End with a call to action or signal of openness

A small but effective move: finish with something that tells the reader what to do next. "Open to product roles at Series B–D companies" signals intent to recruiters without you having to broadcast it everywhere. "Reach me at…" removes friction for inbound. Even "Always happy to connect with fellow growth practitioners" works. It turns a static profile element into a two-way invitation.

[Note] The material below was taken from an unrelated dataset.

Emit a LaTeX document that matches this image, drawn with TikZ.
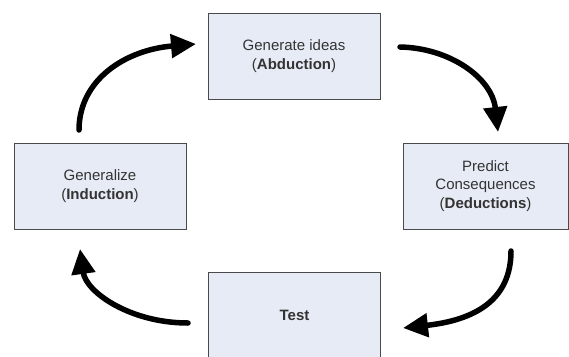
\documentclass[tikz,border=0pt]{standalone}
\usepackage{fontspec}
\setmainfont{Liberation Sans}
\usetikzlibrary{arrows.meta}
\definecolor{boxfill}{HTML}{E6EBF5}
\definecolor{boxline}{HTML}{4A4A4A}
\definecolor{txt}{HTML}{333333}
\begin{document}
\begin{tikzpicture}[x=1pt,y=-1pt,
  stepbox/.style={draw=boxline, line width=1pt, fill=boxfill, rectangle,
    minimum width=172pt, minimum height=86pt, inner sep=0pt, align=center,
    text=txt, font=\fontsize{15}{18.5}\selectfont},
  cyc/.style={line width=5.5pt, -{Triangle[length=25pt,width=23pt]}, line cap=round}]
\useasboundingbox (0,0) rectangle (569,356);
\fill[white] (0,0) rectangle (569,356);
\node[stepbox] (gen) at (294,56) {Generate ideas\\(\textbf{Abduction})};
\node[stepbox, minimum width=165pt] (pred) at (485.5,186) {Predict\\Consequences\\(\textbf{Deductions})};
\node[stepbox] (test) at (294.5,315) {\textbf{Test}};
\node[stepbox] (genz) at (100,186) {Generalize\\(\textbf{Induction})};
\coordinate (a1s) at (79,130);
\coordinate (a1e) at (196,44);
\coordinate (a2s) at (400,47);
\coordinate (a2e) at (498,132);
\coordinate (a3s) at (511,251);
\coordinate (a3e) at (403,328);
\coordinate (a4s) at (188,323);
\coordinate (a4e) at (80,249);
\draw[cyc] (a1s) .. controls (79,80) and (125,50) .. (a1e);
\draw[cyc] (a2s) .. controls (450,48) and (492,78) .. (a2e);
\draw[cyc] (a3s) .. controls (511,300) and (475,320) .. (a3e);
\draw[cyc] (a4s) .. controls (130,323) and (86,292) .. (a4e);
\end{tikzpicture}
\end{document}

What to include in your LinkedIn About section

There's no single formula, but the most effective LinkedIn summaries consistently include some combination of these elements:

1
Who you are and what you do

Your role, domain, and the kind of problems you solve. Be specific — "I build data pipelines for e-commerce companies" beats "I work in data."

2
Your main value proposition

What outcome do you reliably produce? Revenue saved, code shipped, teams grown, products launched. Numbers make it credible.

3
Who you serve or work best with

Name your target audience — "early-stage startups", "enterprise HR teams", "D2C brands scaling past $10M." It signals fit instantly.

4
2–4 key skills or technologies

These are your searchable keywords. Pick the ones that appear in job descriptions you'd actually apply to.

5
A signal of what you're looking for (optional)

If you're open to new roles, say so. Recruiters filter by "Open to Work" but also by profile language — a clear signal helps.

Is this tool really free?

Yes, completely free. No credit card, no account required. Generate as many summaries as you need.

How long should a LinkedIn About section be?

LinkedIn truncates the About section after roughly 300 characters on desktop and fewer on mobile, requiring a "see more" click. Our summaries target 150–400 characters — enough to include keywords and a clear value proposition without losing the reader before the fold.

Should I write my LinkedIn summary in first or third person?

Always first person. Third-person profiles ("Sarah is a marketing leader…") feel impersonal and like someone else wrote it for you. First person ("I help brands…") reads as a direct, confident introduction. Every summary this tool generates uses first-person voice.

Will LinkedIn detect AI-generated content?

LinkedIn does not penalise AI-assisted writing. We recommend treating the output as a strong first draft — add one specific detail that only you would know (a project, a result, a company name) before publishing.

Why does "Generate another" produce a different result?

Each generation uses a different structural approach — outcome-led, keyword-rich, narrative, bold opener, or minimalist. Same inputs, different energy. Keep generating until one feels right, then personalise it.

How do I make my LinkedIn profile show up in searches?

LinkedIn search is keyword-driven. Your About section, headline, and job titles are the primary indexed fields. Use the exact terms recruiters search for — job titles, technologies, and skills — naturally woven into your summary. The keywords field in this tool is specifically designed for this.

Can I generate summaries for multiple roles?

Yes. Click "Edit inputs" to reset the form and generate a fresh summary for any role, seniority level, or tone. Many job seekers keep 2–3 variants ready for different types of roles.